Clear End Game. In 2004, the options and outcomes were clearer than they are today. Protesters demanded a repeat second round of the presidential election, understanding that a clean contest was highly likely to yield a victory for Viktor Yushchenko. The current protests call for Ukraine to move closer to the EU via an Association Agreement during the November 28-29 Vilnius Summit. For many in the opposition, this outcome implicitly includes the release of Yuliya Tymoshenko from prison. But, what if EU leaders permitted an Association Agreement without her release? What if an alternate agreement, short of an Association Agreement, were reached? While many key EU politicians have indicated that signals about an end to selective justice are a necessary condition of the Association Agreement, the protests and government repression may have affected preferences. Could a peaceful end to Euromaidan, without punishment of protesters, be enough for the EU now? If it is, what are the implications for continued protest?

Regime Role in Negotiation. Another important difference between 2004 and 2013 is that the regime position nine years ago was being managed not by one of the candidates, but by then-President Leonid Kuchma. Kuchma's goals differed from Yanukovych's at the time; he wanted some institutional reforms to weaken the presidency that he had failed to secure earlier, and likely a golden parachute for his personal post-presidential situation. Kuchma was ready and willing to sacrifice Yanukovych and his ambitions for these outcomes. Rumors at the time suggested that Yanukovych preferred a repressive response to the protesters that Kuchma rejected. This time, Yanukovych and his team are in charge of the regime's response, and may have more to lose politically and personally in defeat (or retreat).

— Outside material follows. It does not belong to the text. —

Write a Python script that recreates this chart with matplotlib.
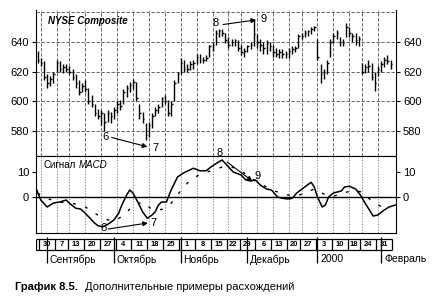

The Regime's Options. One alternative is an escalation of repression in an effort to quell protest. However, it is unlikely that Ukrainian citizens demanding change will go quietly; repression will have to be large scale and severe to be effective. For dissent to be quashed in this manner, the regime would need a full commitment by security services to conduct large scale operations and a willingness to arrest, detain, and commit violence unseen in the recent past. This alternative - the path taken by other post-Soviet states like Belarus and Azerbaijan - would be game-changing for Ukraine. While Russian partners would be unlikely to oppose this move, Europe would consider it beyond the pale. The return of Ukraine to a fully authoritarian society does not seem to be a likely outcome; I certainly hope that it is not even a possibility.

Another alternative is that the regime backs off and waits out the protesters. Winter is coming, as they say, and it does not seem like the logistical preparations for occupying the streets are as strong as they were in 2004. After Vilnius, no obvious mechanism exists to alter the policy course in the short term. While this option may cause longer-term challenges in elections coming in 2015, the levers of manipulation and fraud can be put in place by that time.

A third option is that the regime capitulates and finds a way to sign the association agreement. It may be possible to get the EU to agree to a signature without Tymoshenko's release if protesters are not harmed. If the release is still required, this alternative would generate even greater challenges for the regime in the longer term. Whether or not she is able to run for office, Tymoshenko is a force of nature whose skill set is especially suited for opposition activity. An EU agreement will cost Yanukovych, his business allies, and the regions of his core support dearly in economic and political terms if Russia decides to punish the country. Russia could make Yanukovych pay in many ways. But, the ace up Yanukovych's sleeve is that as much as Putin may dislike him, Putin may prefer Yanukovych to other viable alternatives.

Ukrainian citizens have demonstrated their readiness to mobilize and take the streets to challenge regime efforts to undermine their hard-earned progress toward democracy. As I strolled through the protesters' encampments in 2004, I asked many people, young and old, why they were protesting. Their consistent response was that they wanted to live in a "normal" country. The preference to live in a society where the rule-of-law prevails and officials can be held accountable for their actions persists in Ukraine. While it is unclear if mobilization in 2013 will achieve this outcome through an Association Agreement, the willingness of Ukrainians to take direct action to hold officials accountable may be the great legacy of the Orange Revolution and the primary way that Euromaidan is its successor.